There’s something of the fairy tale in all of Kaneto Shindo’s films. Onibaba is no exception. The characters aren’t so much real people as they are archetypes in this fable about human animals, war, and sex. It’s an impressive visual tour de force, especially when you consider that almost all of the action takes place in a massive field of susuki grass.
The story is simple. A young man named Kichi has been conscripted into one of the many armies present during Japan’s warring states period, leaving the women in his life to fend for themselves. His mother and wife make ends meet by killing off any samurai who wander into the tall grass near their hut and selling their arms and armor. They ditch the bodies in a pit that lies hidden in the grass and wait to see if the winds of fate will ever return their loved one. Eventually, Kichi’s friend Hachi does return, but with bad news. Kichi was killed and Hachi barely got away with his own skin.
Shindo uses this simple plot to explore the smallness of humans in the world and the drives that help us all to survive. The women have become little more than animals, living in squalor and feeding ravenously on what little food they can kill or scavenge. Hachi is filled with lust that soon infects his friend’s widow and which frightens Kichi’s mother. Death and sex intertwine and reiforce one another as the only ways that these people can survive. The outside world has turned on them, so they mostly ignore it, focusing instead on their tiny existence in their claustrophobic field of tall grass.

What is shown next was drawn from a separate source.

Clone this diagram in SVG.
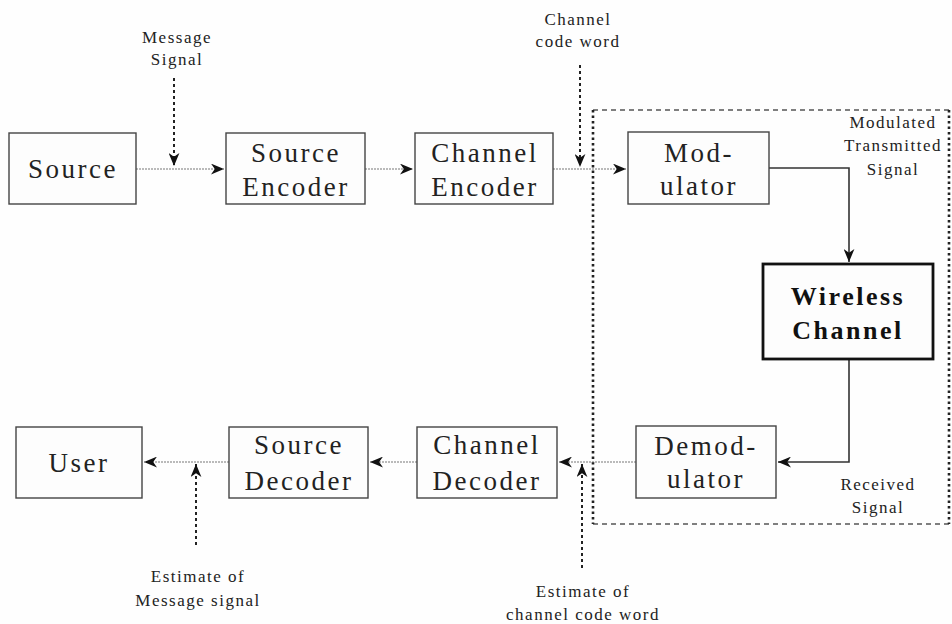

While the thematic content of the film is interesting, it’s the visual cues that really set it apart. It’s so visually articulate that anyone could watch and enjoy it without ever hearing (or reading) a line of dialog. Shindo and cinematographer Kiyomi Kuroda (who also shot his masterwork, Kuroneko) create such a rich set of black and white images that it’s a shame that the film isn’t a little more tightly edited. I felt the film to be 15-20 minutes too long. The middle section really sags, but it might just feel that way to my modern eyes.
The film also excels sonically, presenting a coherant sound design that reinforces all of the important themes. The largely percussive score by prolific composer Hiraku Hayashi only stumbles during the credits when some out of place hipster jazz elements are included. That’s a misstep that’s easy to blame on the times and the rest of the score is exceptional.
All three lead actors are very good, despite the fact that their roles are largely two-dimensional. That’s okay. This is a dark fairy tale, after all. But their bold performances add more depth than might have been present on the page and give the story a significant boost.
The presence of the Hannya mask is the only element that confused me. When we first see it, it’s being worn by a samurai general. Most Japanese would be familiar with the conventions of Noh theatre and would recognize the mask to be the representation of a woman who becomes a demon in death due to her own jealous rage. The presence of this mask on a male character says a lot but I’m still trying to come to terms with the statement. I can’t really say more here without giving away key plot points but suffice it to say that the film has given me more than a little to chew on.
While not the masterpiece that Kuroneko is, you can see Shindo working through a similar set of themes here. Kuroneko is simply the further refinement of the same ideas. Both movies feature the mother and wife of a man who was conscripted against his will. Both show these women trying to survive against a backdrop of brutality. But Kuroneko allows the women to have at least some of the power in the end, whereas Kichi’s wife and mother remain slaves to their circumstances. I think that makes for two very different statements. I think I’d have enjoyed Onibaba more had I not seen Kuroneko first, but I can’t help but recommend such virtuosic filmmaking. I’m looking forward to exploring more of Shindo’s work.